The NFL is not satisfied. Rumor has it the NFL intends to exercise an opt-out clause that allows it to exit most of the current agreements it has with partners Amazon Prime Video, CBS, ESPN, Fox, and NBC after the 2029 season (the deals are supposed to run through the 2033 season). 

“That the NFL would want to revisit its 2023-33 media agreements is not surprising in our view,” the report says.

Aside from chasing a bigger payday, there’s an interesting rationale behind the NFL’s potential desire to opt out. Although the league commands the biggest rights check in sports, its cost-per-viewer-hour—just $1.37—is actually a good value for networks, the report says. That number means every hour one person watches costs the network $1.37, a figure the report says “sits in the middle of the curve” compared to other pro sports leagues and is largely offset by advertisers eager to reach that massive audience.

Karnovsky says among the biggest surprise trends from this year’s report was “the consistency of NFL viewership through so much change in media.”

The NBA is doing just fine

There was hand-wringing last season over the NBA’s lackluster ratings, but JPMorgan analysts aren’t concerned.

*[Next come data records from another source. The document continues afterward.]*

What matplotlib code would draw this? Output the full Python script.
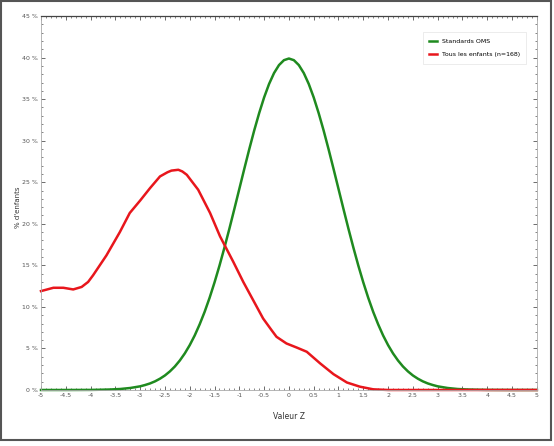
import matplotlib.pyplot as plt
from matplotlib.patches import Rectangle
from matplotlib.ticker import MultipleLocator, FuncFormatter

# Standards OMS (right half, mirrored for the left)
z_half = [0.0, 0.1, 0.2, 0.3, 0.4, 0.5, 0.6, 0.7, 0.8, 0.9, 1.0,
          1.1, 1.2, 1.3, 1.4, 1.5, 1.6, 1.7, 1.8, 1.9, 2.0,
          2.1, 2.2, 2.3, 2.4, 2.5, 2.6, 2.7, 2.8, 2.9, 3.0,
          3.2, 3.4, 3.6, 3.8, 4.0, 4.5, 5.0]
pct_half = [39.89, 39.69, 39.10, 38.14, 36.83, 35.21, 33.32, 31.23, 28.97, 26.61, 24.20,
            21.79, 19.42, 17.14, 14.97, 12.95, 11.09, 9.40, 7.90, 6.56, 5.40,
            4.40, 3.55, 2.83, 2.24, 1.75, 1.36, 1.04, 0.79, 0.60, 0.44,
            0.24, 0.12, 0.06, 0.03, 0.01, 0.0, 0.0]
z_oms = [-z for z in z_half[:0:-1]] + z_half
pct_oms = pct_half[:0:-1] + pct_half

# Tous les enfants
z_all = [-5.0, -4.75, -4.55, -4.35, -4.18, -4.05, -3.95, -3.68, -3.41, -3.21, -3.0,
         -2.8, -2.6, -2.45, -2.37, -2.23, -2.15, -2.06, -1.83, -1.59, -1.39, -1.12, -0.92,
         -0.72, -0.52, -0.35, -0.25, -0.05, 0.16, 0.36, 0.63, 0.9, 1.17, 1.43,
         1.7, 2.0, 3.0, 4.0, 5.0]
pct_all = [11.9, 12.3, 12.3, 12.1, 12.4, 13.0, 13.8, 16.2, 19.0, 21.3, 22.8,
           24.3, 25.7, 26.2, 26.4, 26.5, 26.3, 25.9, 24.1, 21.3, 18.5, 15.4, 13.0,
           10.8, 8.6, 7.2, 6.4, 5.6, 5.1, 4.6, 3.2, 1.9, 0.9, 0.4,
           0.08, 0.0, 0.0, 0.0, 0.0]

fig = plt.figure(figsize=(5.54, 4.46), dpi=100)
ax = fig.add_axes([0.074, 0.1256, 0.895, 0.8384])

ax.plot(z_oms, pct_oms, color='#1f8a1f', linewidth=1.8, label='Standards OMS', clip_on=False)
ax.plot(z_all, pct_all, color='#e8161c', linewidth=1.8, label='Tous les enfants (n=168)', clip_on=False)

ax.set_xlim(-5, 5)
ax.set_ylim(0, 45)
ax.xaxis.set_major_locator(MultipleLocator(0.5))
ax.xaxis.set_minor_locator(MultipleLocator(0.1))
ax.yaxis.set_major_locator(MultipleLocator(5))
ax.yaxis.set_minor_locator(MultipleLocator(1))
ax.xaxis.set_major_formatter(FuncFormatter(lambda v, p: f'{v:g}'))
ax.yaxis.set_major_formatter(FuncFormatter(lambda v, p: f'{v:g} %'))
ax.tick_params(which='both', direction='in', top=True, right=True,
               labelsize=4.5, colors='#555555', pad=2)
ax.tick_params(which='major', length=3, width=0.6)
ax.tick_params(which='minor', length=1.5, width=0.5)
for side in ['left', 'right', 'bottom']:
    ax.spines[side].set_color('#aaaaaa')
    ax.spines[side].set_linewidth(0.6)
ax.spines['top'].set_color('#444444')
ax.spines['top'].set_linewidth(0.9)

ax.set_xlabel('Valeur Z', fontsize=5.5, color='#333333', labelpad=10)
ax.set_ylabel("% d'enfants", fontsize=5, color='#333333', labelpad=-1)
ax.yaxis.set_label_coords(-0.04, 0.49)

leg = ax.legend(loc='upper right', bbox_to_anchor=(0.985, 0.965), fontsize=4.5,
                frameon=True, fancybox=False, handlelength=1.3, borderpad=1.0,
                labelspacing=1.3)
leg.get_frame().set_edgecolor('#dddddd')
leg.get_frame().set_linewidth(0.5)

fig.patches.append(Rectangle((0.002, 0.013), 0.993, 0.984, transform=fig.transFigure,
                             fill=False, edgecolor='#555555', linewidth=1.5))

plt.savefig('out.png', dpi=100)
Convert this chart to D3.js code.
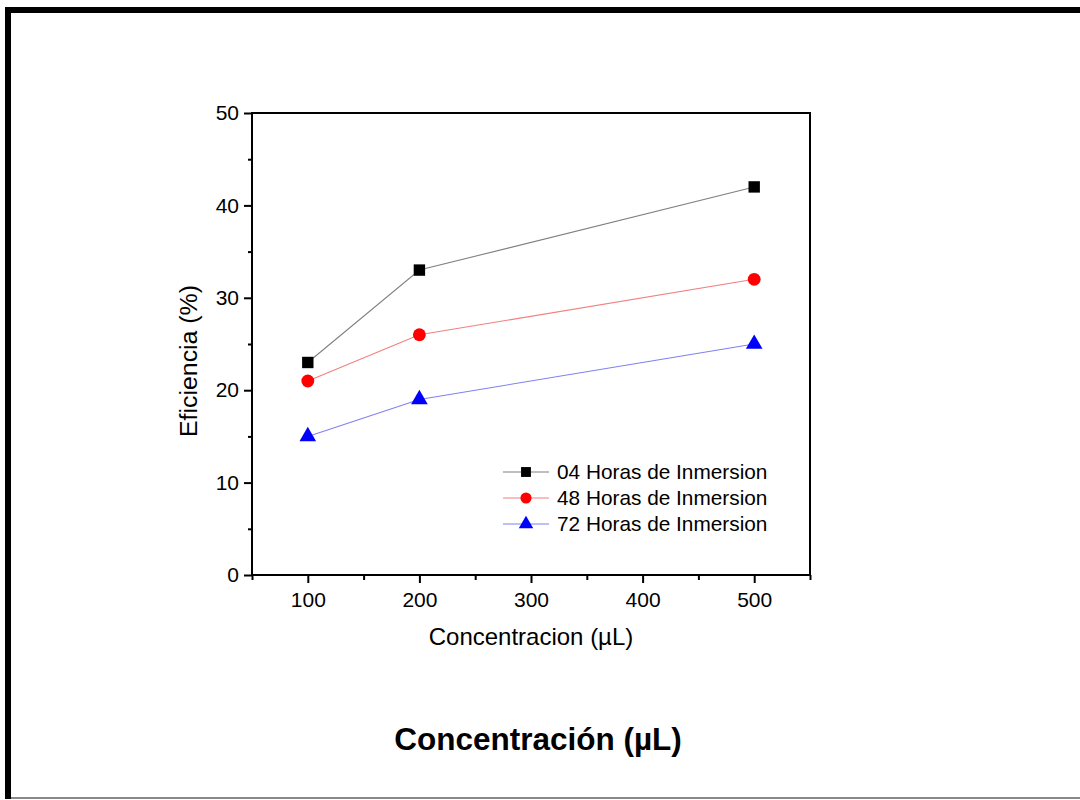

“The core value of the NBA rights are in the playoffs,” the report says, noting playoff games average up to three times the viewership of regular season matchups. “We estimate the Playoffs and Finals generate a ~50% increase in total viewer hours and are substantially more valuable for advertisers.”

The league’s new $77 billion media-rights deal with Disney, NBC, and Amazon, which kicks in next season, was “modestly better than our expectations” and positions the NBA to “transform its distribution.” Amazon gives the league a “pure digital partner,” while ESPN’s direct-to-consumer product and NBC’s Peacock expand streaming options. This opens up new ways to monetize, like sports betting integrations and alternative broadcasts similar to the NFL’s ManningCast.

JPMorgan is bullish on the NBA’s future, including its return to NBC (the report specifically acknowledged the decision to bring back John Tesh’s “Roundball Rock” song), as well as the deal with TNT to license Inside the NBA.

The NBA, like the NFL, is not having any franchise valuation issues. The Lakers just sold at a record $10 billion valuation, mere months after the Celtics sold at a $6.1 billion valuation. Even the team considered by Forbes to be the least valuable franchise in the league—the Memphis Grizzlies—has an estimated value of $3 billion.

Streamers still have more room to disrupt

To date, Netflix, Amazon, and other streamers have done little more than dip their toes into the live sports water, but the potential impact remains huge. Netflix has hit big with live events such as NFL Christmas Day games and last year’s Mike Tyson–Jake Paul fight, while Amazon and YouTube TV have done well with Thursday Night Football and NFL Sunday Ticket, respectively.

Netflix co-CEO Ted Sarandos says the company will stick with marquee events rather than chasing full media-rights packages. Meanwhile, JPMorgan’s report notes that Warner Bros. Discovery doesn’t see sports as “critical,” and Hulu has “de-emphasized” sports rights.

“These platforms have historically disappointed leagues by not bidding aggressively for packages, instead prioritizing major event programming,” the report says—a stance JPMorgan finds “confusing given the scale of content investment elsewhere.”

At some point, streamers are expected to dive in headfirst. The collapse and tiering of regional sports networks (RSNs), highlighted by last year’s Diamond Sports Group bankruptcy, has upended local sports rights and left some franchises scrambling to find new ways to get games in front of local fans. Many teams have pivoted to direct-to-consumer streaming or free over-the-air deals. 

JPMorgan’s report says the RSN meltdown is actually a “net positive” for national sports rights and makes robust national and streaming packages even more crucial to protect franchise values.

“Third-party data indicate 90% of viewers are now consuming sports on streaming, and we believe fans are gradually becoming inured to a digital experience, which in several cases we think can be superior,” the report said.

ESPN’s upcoming DTC product is expected to accelerate this shift, while Amazon’s new NBA deal covers 66 regular-season games—a “pivot point” that could spur more competition for rights, the report says.